The Real Difference Between Amaranth And Quinoa

Fans of superfoods might view quinoa as a super grain that can leap tall fitness goals in a single bound. Amaranth, another kind of grain, is also a nutritional powerhouse like quinoa but might not be as well-known. Not that humans haven't had plenty of chances to get to know it well over the course of millennia. Amaranth goes back about 8,000 years and was popular among the Aztecs, per The Guardian. It is cultivated in West Africa, China, and other parts of the world.

Quinoa was also first cultivated thousands of years ago, per the FOA, and continues to make a splash with its health benefits. While they're lumped together with grains, contrary to what people believe, quinoa is technically a seed, and so is amaranth. That makes them suitable for those who avoid gluten in their diets. They also don't take very long to cook: it takes around 10 to 15 minutes to cook quinoa while you need around 20 minutes to prepare amaranth. Not bad at all, right? But despite the fact that they're similar in some ways, the two foods do have noteworthy differences.

They taste different from each other

Quinoa and amaranth both have solid nutritional profiles. As explained by Women's Health Mag, one cup of cooked amaranth is around 251 calories and has four grams of fat and 46 grams of carbohydrates while one cup of quinoa will provide you with nearly 132.5 calories, 3.5 grams of fat, and 39.4 grams of carbohydrates. When it comes to protein, amaranth is slightly higher at 9.4 grams while quinoa has 8.2 grams of protein.
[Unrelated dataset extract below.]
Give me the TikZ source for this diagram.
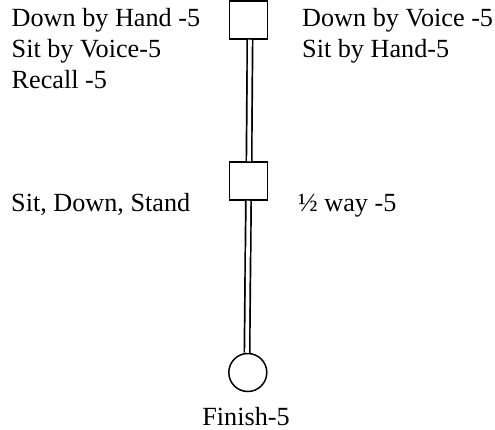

The most obvious difference between the two definitely comes down to their flavor profiles. While quinoa is mild in general and doesn't have a strong flavor, amaranth is notable for its powerful flavor, which can be a bit too much for some folks. Amaranth is also associated with having a strong, grassy aroma when cooked. Despite its distinctiveness, amaranth is worth considering as a replacement for white rice. So is quinoa, which also works well as a healthy pizza crust or in a hearty casserole. You could also try adding amaranth to a Buddha bowl for a unique meal or making a quinoa wrap.